EXERCISE BRIEF – Please write out the lines of the data exactly, beginning with the first and ending with the line containing "plt.rcParams['font.family'] = ['Liberation"; leave the pictures behind.

INPUT FOR THIS TASK –
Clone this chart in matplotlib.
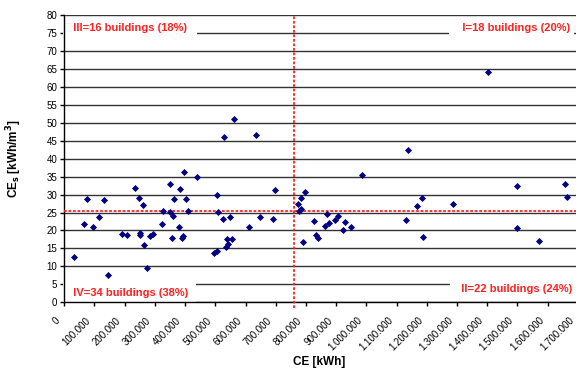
import numpy as np
import matplotlib.pyplot as plt
from matplotlib.ticker import FuncFormatter
import matplotlib.transforms as mtransforms

plt.rcParams['font.family'] = ['Liberation Sans', 'DejaVu Sans']

# annual energy consumption per building [kWh]
ce = [31000, 64000, 76000, 95000, 116000, 132000, 146000, 191000, 207000, 235000,
      247000, 250000, 251000, 259000, 263000, 274000, 283000, 293000, 323000, 328000,
      349000, 351000, 356000, 360000, 363000, 381000, 384000, 390000, 394000, 397000,
      402000, 409000, 439000, 506000, 509000, 524000, 547000, 497000, 506000, 534000,
      543000, 538000, 555000, 610000, 648000, 691000, 696000, 529000, 561000, 634000,
      772000, 777000, 783000, 784000, 797000, 791000, 828000, 833000, 840000, 870000,
      875000, 864000, 896000, 905000, 924000, 928000, 949000, 986000, 1401000, 1137000,
      1500000, 1658000, 1665000, 1184000, 1168000, 1287000, 1131000, 1186000, 1498000, 1572000]
# specific consumption [kWh/m3]
ces = [12.5, 21.9, 28.8, 21.0, 23.7, 28.5, 7.5, 19.1, 18.8, 31.9,
       29.1, 19.2, 18.8, 27.0, 16.0, 9.6, 18.5, 19.1, 21.9, 25.5,
       32.9, 25.1, 17.9, 24.0, 28.8, 21.1, 31.6, 18.0, 18.5, 36.2,
       28.7, 25.3, 34.9, 30.0, 25.2, 23.1, 23.7, 13.6, 14.4, 15.4,
       16.3, 17.6, 17.5, 21.1, 23.8, 23.1, 31.3, 46.0, 51.1, 46.7,
       27.5, 25.4, 25.9, 29.1, 30.8, 16.7, 22.7, 18.7, 17.9, 24.6,
       22.0, 21.2, 22.9, 24.1, 20.1, 22.3, 20.9, 35.6, 64.1, 42.5,
       32.3, 33.0, 29.4, 29.0, 26.7, 27.4, 22.8, 18.2, 20.8, 17.2]

ce_mean = 760000
ces_mean = 25.5

quadrant_labels = ['III=16 buildings (18%)', 'I=18 buildings (20%)',
                   'IV=34 buildings (38%)', 'II=22 buildings (24%)']

fig = plt.figure(figsize=(5.76, 3.68), dpi=100)
ax = fig.add_axes([0.1116, 0.1788, 0.8917, 0.7796])

ax.set_xlim(0, 1700000)
ax.set_ylim(0, 80)
ax.set_xticks(np.arange(0, 1700001, 100000))
ax.set_yticks(np.arange(0, 81, 5))
ax.xaxis.set_major_formatter(FuncFormatter(lambda v, p: f'{int(v):,}'.replace(',', '.')))

ax.grid(axis='y', color='#333333', linewidth=1.0, zorder=0.5)
ax.set_axisbelow(True)
for s in ['top', 'right']:
    ax.spines[s].set_visible(False)
for s in ['left', 'bottom']:
    ax.spines[s].set_color('black')
    ax.spines[s].set_linewidth(1.0)

ax.tick_params(axis='both', length=3, width=1.0, labelsize=7, colors='black')
ax.tick_params(axis='y', pad=2)
ax.tick_params(axis='x', pad=9)
shift = mtransforms.ScaledTranslation(-5.5 / 100, 0, fig.dpi_scale_trans)
for lab in ax.get_xticklabels():
    lab.set_rotation(45)
    lab.set_ha('right')
    lab.set_va('center')
    lab.set_rotation_mode('anchor')
    lab.set_transform(lab.get_transform() + shift)

ax.scatter(ce, ces, marker='D', s=13, color='#000080', linewidths=0, zorder=4)

# mean lines splitting the four quadrants
ax.axvline(ce_mean, ymin=-0.021, color='#ff2020', linestyle=(0, (1.5, 1)),
           linewidth=1.3, zorder=3, clip_on=False)
ax.axhline(ces_mean, color='#ff2020', linestyle=(0, (1.5, 1)), linewidth=1.3, zorder=3)

# white boxes break the gridline behind each quadrant count
box = dict(facecolor='white', edgecolor='none', pad=3)
txt = dict(color='#ff2020', fontsize=8, fontweight='bold', va='center', zorder=2, bbox=box)
ax.text(9000, 76.4, '  ' + quadrant_labels[0] + '  ', ha='left', **txt)
ax.text(1674000, 76.4, '   ' + quadrant_labels[1], ha='right', **txt)
ax.text(9000, 2.7, '  ' + quadrant_labels[2] + ' ', ha='left', **txt)
ax.text(1680000, 3.6, '  ' + quadrant_labels[3], ha='right', **txt)

ax.set_ylabel('CE$_\\mathbf{s}$ [kWh/m$^\\mathbf{3}$]', fontsize=8.5, fontweight='bold')
ax.yaxis.set_label_coords(-0.078, 0.5)
ax.set_xlabel('CE [kWh]', fontsize=8.5, fontweight='bold')
ax.xaxis.set_label_coords(0.497, -0.186)

fig.savefig('out.png', dpi=100)
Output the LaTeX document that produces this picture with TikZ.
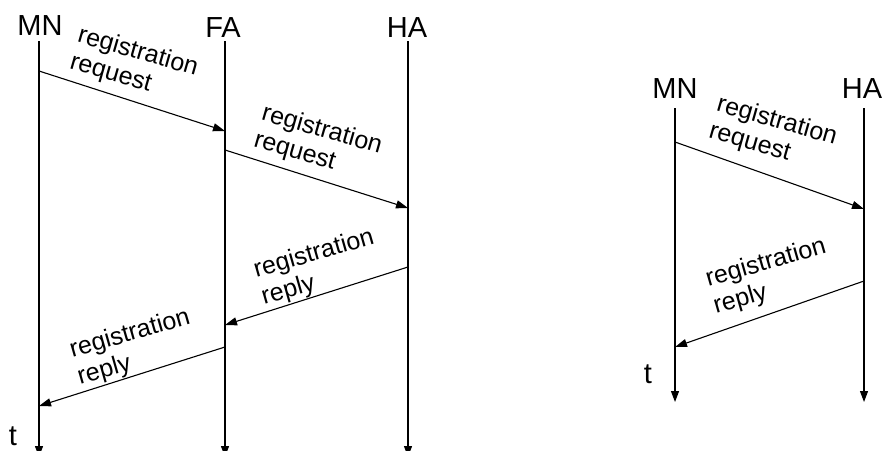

SOLUTION TO THIS TASK –
Clone this chart in matplotlib.
import numpy as np
import matplotlib.pyplot as plt
from matplotlib.ticker import FuncFormatter
import matplotlib.transforms as mtransforms

plt.rcParams['font.family'] = ['Liberation Sans', 'DejaVu Sans']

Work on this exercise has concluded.